Pada tanggal 9 Juli, juru bicara Kementerian Luar Negeri Mao Ning menegaskan kembali penentangan Beijing yang “konsisten” dan "tegas" terhadap hubungan militer AS-Taiwan, dan memperingatkan bahwa upaya Taiwan untuk mendapatkan kemerdekaan “tidak akan berhasil.”
Juru bicara Kementerian Pertahanan Jiang Bin pada tanggal 14 Juli mengatakan bahwa “menolak reunifikasi dengan kekerasan adalah jalan buntu.”
Selama Han Kuang, Komando Teater Timur PLA meluncurkan serangkaian latihan militer paralel, termasuk perang elektronik, operasi angkatan laut, dan patroli udara-laut bersama, demikian menurut South China Morning Post.
Pesawat PLA melintasi garis tengah Selat Taiwan dan memasuki zona identifikasi pertahanan udara Taiwan dari berbagai arah. Meskipun Beijing tidak merilis tanggal spesifik dari latihan tersebut, manuver tersebut sangat selaras dengan jadwal Han Kuang.

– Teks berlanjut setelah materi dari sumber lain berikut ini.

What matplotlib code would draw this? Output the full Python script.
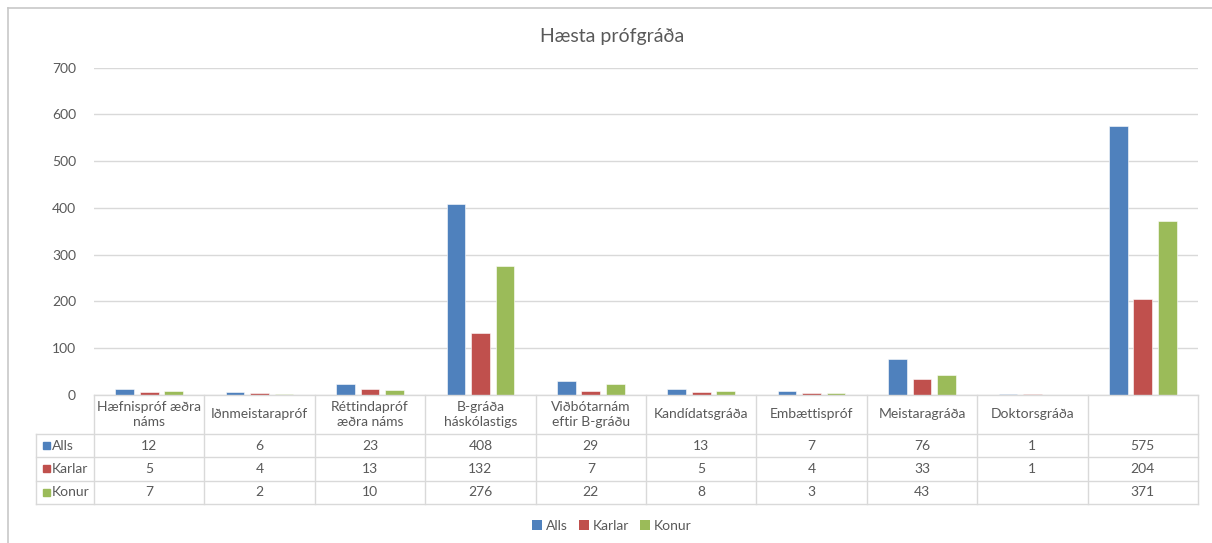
"""
Hæsta prófgráða: grouped bars with an Excel-style data table underneath.
"""

import numpy as np
import matplotlib.pyplot as plt
from matplotlib.patches import Patch
from matplotlib.lines import Line2D

plt.rcParams['font.family'] = ['Lato', 'DejaVu Sans']

# ---- Data ----

categories = [
    'Hæfnispróf æðra\nnáms', 'Iðnmeistarapróf', 'Réttindapróf\næðra náms',
    'B-gráða\nháskólastigs', 'Viðbótarnám\neftir B-gráðu', 'Kandídatsgráða',
    'Embættispróf', 'Meistaragráða', 'Doktorsgráða', '',
]
series_names = ['Alls', 'Karlar', 'Konur']
alls   = [12, 6, 23, 408, 29, 13, 7, 76, 1, 575]
karlar = [5, 4, 13, 132, 7, 5, 4, 33, 1, 204]
konur  = [7, 2, 10, 276, 22, 8, 3, 43, None, 371]
y_ticks = [0, 100, 200, 300, 400, 500, 600, 700]

colors     = ['#4F81BD', '#C0504D', '#9BBB59']
text_color = '#595959'
line_color = '#D9D9D9'

W, H = 1212, 543
fig = plt.figure(figsize=(W / 100, H / 100), dpi=100)


def px_box(left, top, right, bottom):
    """Convert a pixel box (from the top-left) to figure fractions."""
    return [left / W, 1 - bottom / H, (right - left) / W, (bottom - top) / H]


# ---- Outer chart frame (top and left edges visible) ----

frame_color = '#C8C8C8'
fig.add_artist(Line2D([8 / W, 1], [1 - 8 / H, 1 - 8 / H], color=frame_color, lw=1.2))
fig.add_artist(Line2D([8 / W, 8 / W], [0, 1 - 8 / H], color=frame_color, lw=1.2))

# ---- Bar chart ----

ax = fig.add_axes(px_box(94, 67.7, 1198, 394.6))
x = np.arange(len(categories))
bar_width = 0.169
step = 0.222

all_series = [alls, karlar, konur]
for i, (name, values, color) in enumerate(zip(series_names, all_series, colors)):
    heights = [np.nan if v is None else v for v in values]
    ax.bar(x + (i - 1) * step, heights, width=bar_width, color=color,
           edgecolor='white', linewidth=0.4, zorder=3)

ax.set_xlim(-0.5, len(categories) - 0.5)
ax.set_ylim(0, 700)
ax.set_yticks(y_ticks)
ax.set_xticks([])
ax.tick_params(axis='y', length=0, pad=13, labelsize=10, labelcolor=text_color)
ax.grid(axis='y', color=line_color, linewidth=1, zorder=0)
for side in ['top', 'right', 'left', 'bottom']:
    ax.spines[side].set_visible(False)

fig.text(612 / W, 1 - 36 / H, 'Hæsta prófgráða', ha='center', va='center',
         fontsize=14, color=text_color)

# ---- Data table ----

header_h = 39
row_h = 23.3
table_h = header_h + 3 * row_h
tab = fig.add_axes(px_box(94, 395, 1198, 395 + table_h))
tab.set_xlim(-0.5, len(categories) - 0.5)
tab.set_ylim(table_h, 0)
tab.axis('off')

left_edge = -0.5 - 58 / 110.4

# horizontal lines
tab.plot([-0.5, len(categories) - 0.5], [0, 0], color=line_color, lw=1, clip_on=False)
for r in range(4):
    yy = header_h + r * row_h
    tab.plot([left_edge, len(categories) - 0.5], [yy, yy], color=line_color, lw=1, clip_on=False)

# vertical lines
for c in range(len(categories) + 1):
    tab.plot([c - 0.5, c - 0.5], [0, table_h], color=line_color, lw=1, clip_on=False)
tab.plot([left_edge, left_edge], [header_h, table_h], color=line_color, lw=1, clip_on=False)

# header labels
for c, label in enumerate(categories):
    tab.text(c, header_h / 2, label, ha='center', va='center', fontsize=10,
             color=text_color, linespacing=1.25)

# rows
for r, (name, values, color) in enumerate(zip(series_names, all_series, colors)):
    yc = header_h + (r + 0.5) * row_h
    tab.add_patch(plt.Rectangle((left_edge + 0.065, yc - 3.5), 0.063, 7,
                                color=color, clip_on=False))
    tab.text(left_edge + 0.145, yc, name, ha='left', va='center', fontsize=10,
             color=text_color)
    for c, v in enumerate(values):
        if v is not None:
            tab.text(c, yc, str(v), ha='center', va='center', fontsize=10,
                     color=text_color)

# ---- Legend ----

handles = [Patch(facecolor=c, label=n) for n, c in zip(series_names, colors)]
fig.legend(handles=handles, loc='center', bbox_to_anchor=(612 / W, 1 - 526 / H),
           ncol=3, frameon=False, fontsize=10, handlelength=0.7, handleheight=0.7,
           handletextpad=0.3, columnspacing=0.8, labelcolor=text_color)

plt.savefig('out.png', dpi=100)
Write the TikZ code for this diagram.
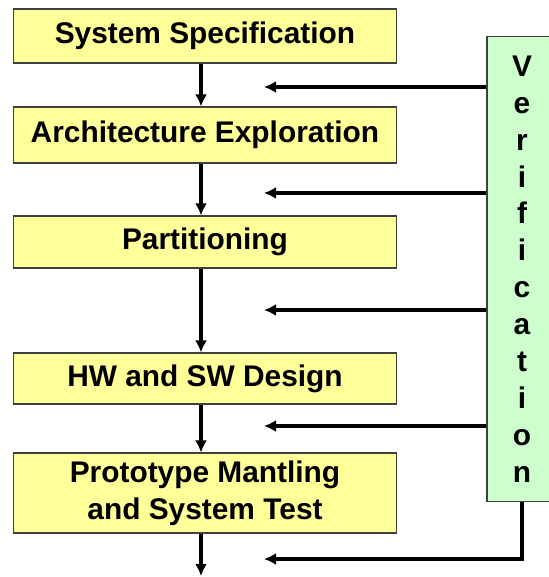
\documentclass[tikz,border=0pt]{standalone}
\usepackage{fontspec}
\setmainfont{Liberation Sans}
\usetikzlibrary{arrows.meta}
\definecolor{phasefill}{HTML}{FFFF99}
\definecolor{verifill}{HTML}{CCFFCC}
\tikzset{
  phase/.style={draw=black!75,fill=phasefill,line width=.6pt,minimum width=7.68cm,
    inner sep=0pt,align=center,font=\fontsize{17}{21}\selectfont\bfseries},
  verifbox/.style={draw=black!75,fill=verifill,line width=.6pt,minimum width=1.4cm,
    inner sep=0pt,align=center,font=\fontsize{17}{21}\selectfont\bfseries},
  flow/.style={line width=2.3pt,-{Latex[length=2.4mm,width=2.4mm]}}
}
\begin{document}
\begin{tikzpicture}[x=.02cm,y=-.02cm]
\useasboundingbox (0,0) rectangle (548,577);
% phases
\node[phase,minimum height=1.08cm] (spec) at (205,36) {System Specification};
\node[phase,minimum height=1.12cm] (arch) at (205,135) {Architecture Exploration};
\node[phase,minimum height=1.04cm] (part) at (205,242) {Partitioning};
\node[phase,minimum height=1.02cm] (hwsw) at (205,378.5) {HW and SW Design};
\node[phase,minimum height=1.6cm] (proto) at (205,493) {Prototype Mantling\\and System Test};
\node[verifbox,minimum height=9.32cm] (verif) at (522,269) {V\\e\\r\\i\\f\\i\\c\\a\\t\\i\\o\\n};

% main flow
\coordinate (axis) at (201,0);
\coordinate (out) at (201,576);
\draw[flow](spec.south -| axis)--(arch.north -| axis);
\draw[flow](arch.south -| axis)--(part.north -| axis);
\draw[flow](part.south -| axis)--(hwsw.north -| axis);
\draw[flow](hwsw.south -| axis)--(proto.north -| axis);
\draw[flow](proto.south -| axis)--(out);

% feedback from verification
\coordinate (fb1) at (264,87);
\coordinate (fb2) at (264,193);
\coordinate (fb3) at (264,310);
\coordinate (fb4) at (264,426);
\coordinate (fb5) at (264,559);
\draw[flow](verif.west |- fb1)--(fb1);
\draw[flow](verif.west |- fb2)--(fb2);
\draw[flow](verif.west |- fb3)--(fb3);
\draw[flow](verif.west |- fb4)--(fb4);
\draw[flow](verif.south)|-(fb5);
\end{tikzpicture}
\end{document}
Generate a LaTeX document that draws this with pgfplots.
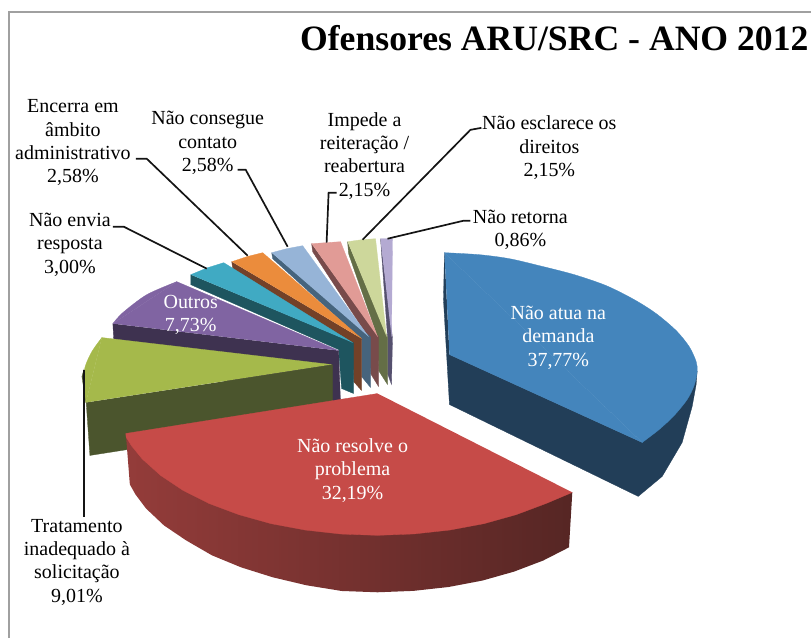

Fokus Han Kuang 2025 yang diperluas pada perang perkotaan dan koordinasi sipil menandai pergeseran yang lebih luas dalam strategi pertahanan nasional Taiwan.
Seperti yang ditulis oleh Lin dari Universitas Tamkang di The Diplomat pada tanggal 25 Juli, membina kesiapan masyarakat menjadi hal yang sangat penting.
“Tidak ada lagi perbedaan yang jelas antara garis depan dan garis belakang dalam konflik Selat Taiwan,” tulisnya.